There is a particular pleasure to reading a short novel or novella that is distinct from that of reading a longer book. Having spent most of the summer immersed in long novels that stretch, I turned with some anticipation to Michael Knight’s The Typist. The book itself is small—smaller than most hardcovers, an early signal that promises a story that can be taken in quickly, absorbed with some of the same immediacy of a film or a short tale.
Among the good things The Typist offers is an unfamiliar setting—Tokyo immediately after World War II, during the U.S. occupation led by General Douglas MacArthur—and a fresh perspective and narrative voice, that of a soldier who has spent the war not in combat but in office work. (They also serve who only sit and type.) The typist of the title is this young man from Mobile, Alabama, who confides his story in a simple, earnest tone that establishes him at the outset as naïve, rather earnest, but equipped with sensitivity, attention, and intelligence.

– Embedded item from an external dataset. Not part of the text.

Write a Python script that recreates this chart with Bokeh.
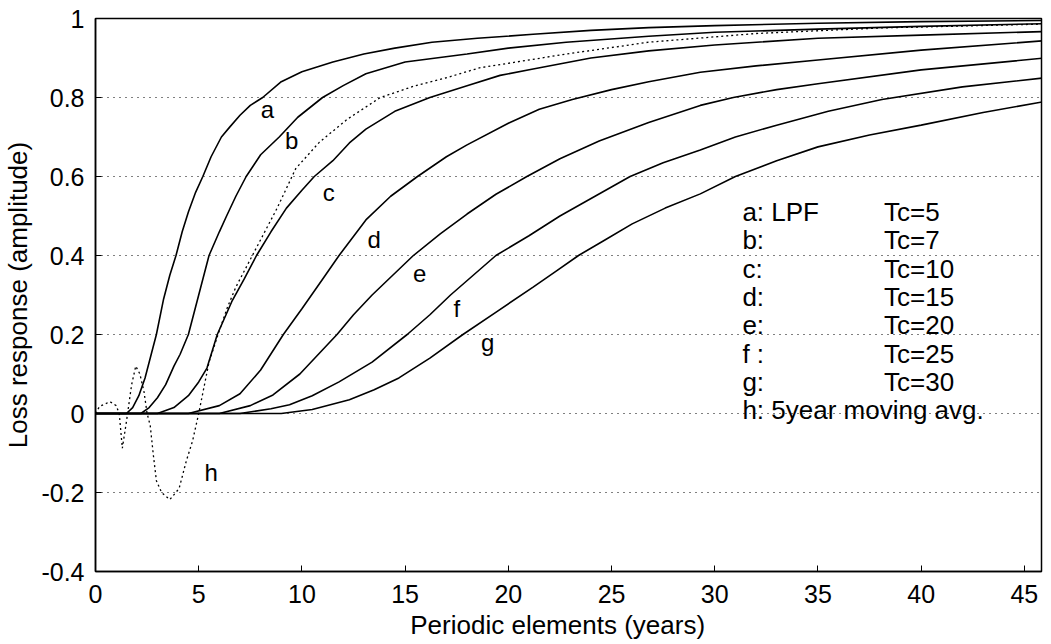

Van is part of a large corps of administrative functionaries in MacArthur’s occupying government. MacArthur himself, whom Van refers to throughout by the soldiers’ nickname of “Bunny,” is a character here, seen close up both at the office and at home. MacArthur has a young son, Arthur, who is isolated socially; the general hires Van as a weekly playmate. Van spends his days typing, his weekends babysitting the general’s boy, his off hours dodging letters from the girl he impulsively married and left back in the States. That life back in America is something he seems eager to postpone indefinitely, posing as it does the challenge of a decision he can’t yet wrap his mind around. Meanwhile, his roommate, Clifford, draws him into the sophisticated and seedy world of Tokyo nightlife, among the prostitutes and black marketeers of a ruined city. Unlike Van, who steers clear of physical temptations, Clifford falls for Namiki, a pan-pan girl he meets in a dancehall, and, wanting the money to live with her, gets involved with dangerous local politics and illicit trade.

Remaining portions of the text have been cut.